From the first line of the data below through the line holding "3.0, 2.75, 2.25];", output each line exactly and leave the pictures out.

╭──

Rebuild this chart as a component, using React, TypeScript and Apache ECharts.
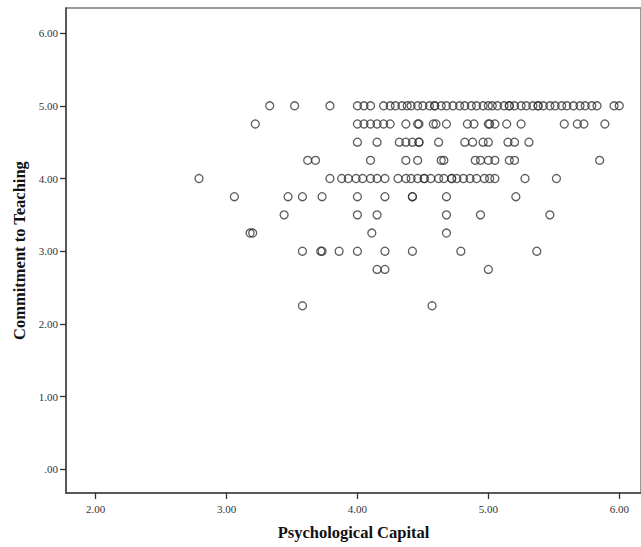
import React, { useEffect, useRef } from "react";
import * as echarts from "echarts";

// Psychological Capital (x) values, grouped by Commitment to Teaching (y) level
const commitmentLevels = [5.0, 4.75, 4.5, 4.25, 4.0, 3.75, 3.5, 3.25, 3.0, 2.75, 2.25];

const capitalAt500 = [3.33, 3.52, 3.79, 4.0, 4.05, 4.1, 4.2, 4.25, 4.29, 4.34, 4.38, 4.41, 4.46, 4.5, 4.55, 4.59, 4.59, 4.64, 4.68, 4.73, 4.78, 4.82, 4.87, 4.91, 4.96, 5.0, 5.03, 5.07, 5.12, 5.16, 5.16, 5.2, 5.25, 5.29, 5.34, 5.38, 5.38, 5.42, 5.47, 5.51, 5.56, 5.6, 5.65, 5.7, 5.74, 5.79, 5.83, 5.96, 6.0];
const capitalAt475 = [3.22, 4.0, 4.05, 4.1, 4.15, 4.2, 4.25, 4.37, 4.46, 4.47, 4.58, 4.6, 4.68, 4.84, 4.89, 5.0, 5.01, 5.05, 5.14, 5.25, 5.58, 5.68, 5.73, 5.89];
const capitalAt450 = [4.0, 4.15, 4.32, 4.37, 4.42, 4.47, 4.47, 4.62, 4.82, 4.88, 4.96, 5.0, 5.15, 5.2, 5.31];
const capitalAt425 = [3.62, 3.68, 4.1, 4.37, 4.46, 4.64, 4.66, 4.9, 4.94, 5.0, 5.05, 5.16, 5.2, 5.85];
const capitalAt400 = [2.79, 3.79, 3.88, 3.93, 3.99, 4.04, 4.1, 4.15, 4.21, 4.31, 4.37, 4.41, 4.46, 4.51, 4.51, 4.56, 4.62, 4.66, 4.72, 4.72, 4.76, 4.81, 4.86, 4.91, 4.97, 5.01, 5.05, 5.28, 5.52];
const capitalAt375 = [3.06, 3.47, 3.58, 3.73, 4.0, 4.21, 4.42, 4.42, 4.68, 5.21];
const capitalAt350 = [3.44, 4.0, 4.15, 4.68, 4.94, 5.47];
const capitalAt325 = [3.18, 3.2, 4.11, 4.68];
const capitalAt300 = [3.58, 3.72, 3.73, 3.86, 4.0, 4.21, 4.42, 4.79, 5.37];
const capitalAt275 = [4.15, 4.21, 5.0];
const capitalAt225 = [3.58, 4.57];

const capitalRows = [
  capitalAt500, capitalAt475, capitalAt450, capitalAt425, capitalAt400,
  capitalAt375, capitalAt350, capitalAt325, capitalAt300, capitalAt275, capitalAt225,
];

const xTicks = [2, 3, 4, 5, 6];
const yTicks = [0, 1, 2, 3, 4, 5, 6];

const fmt = (v: number) => (v === 0 ? ".00" : v.toFixed(2));

export default function App() {
  const ref = useRef<HTMLDivElement>(null);
  useEffect(() => {
    if (!ref.current) return;
    const chart = echarts.init(ref.current, undefined, { renderer: "svg" });
    const points: number[][] = [];
    capitalRows.forEach((row, i) => {
      row.forEach((x) => points.push([x, commitmentLevels[i]]));
    });
    const serif = "'Liberation Serif', 'Times New Roman', serif";
    chart.setOption({
      animation: false,
      backgroundColor: "#ffffff",
      grid: {
        left: 66,
        top: 8,
        right: -3,
        bottom: 54,
        show: true,
        borderColor: "#777",
        borderWidth: 1.5,
        backgroundColor: "transparent",
      },
      xAxis: {
        type: "value",
        min: 1.774,
        max: 6.166,
        name: "Psychological Capital",
        nameLocation: "middle",
        nameGap: 31,
        nameTextStyle: { fontFamily: serif, fontWeight: "bold", fontSize: 16.5, color: "#111" },
        axisLine: { show: true, onZero: false, lineStyle: { color: "#444", width: 1.5 } },
        axisTick: { show: true, customValues: xTicks, length: 6, lineStyle: { color: "#333", width: 1.3 } },
        axisLabel: { customValues: xTicks, formatter: fmt, margin: 10, fontFamily: serif, fontSize: 11, color: "#333" },
        splitLine: { show: false },
      },
      yAxis: {
        type: "value",
        min: -0.325,
        max: 6.345,
        name: "Commitment to Teaching",
        nameLocation: "middle",
        nameGap: 34,
        nameTextStyle: { fontFamily: serif, fontWeight: "bold", fontSize: 16.5, color: "#111" },
        axisLine: { show: true, onZero: false, lineStyle: { color: "#444", width: 1.5 } },
        axisTick: { show: true, customValues: yTicks, length: 6, lineStyle: { color: "#333", width: 1.3 } },
        axisLabel: { customValues: yTicks, formatter: fmt, margin: 8, fontFamily: serif, fontSize: 11, color: "#333" },
        splitLine: { show: false },
      },
      series: [
        {
          type: "scatter",
          data: points,
          symbol: "circle",
          symbolSize: 8,
          itemStyle: { color: "rgba(0,0,0,0)", borderColor: "#333", borderWidth: 1.3 },
          emphasis: { disabled: true },
        },
      ],
    });
    return () => chart.dispose();
  }, []);
  return (
    <div
      ref={ref}
      style={{ position: "fixed", left: 0, top: 0, width: 641, height: 547, background: "#fff" }}
    />
  );
}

╰──

Finished exercise:
Rebuild this chart as a component, using React, TypeScript and Apache ECharts.
import React, { useEffect, useRef } from "react";
import * as echarts from "echarts";

// Psychological Capital (x) values, grouped by Commitment to Teaching (y) level
const commitmentLevels = [5.0, 4.75, 4.5, 4.25, 4.0, 3.75, 3.5, 3.25, 3.0, 2.75, 2.25];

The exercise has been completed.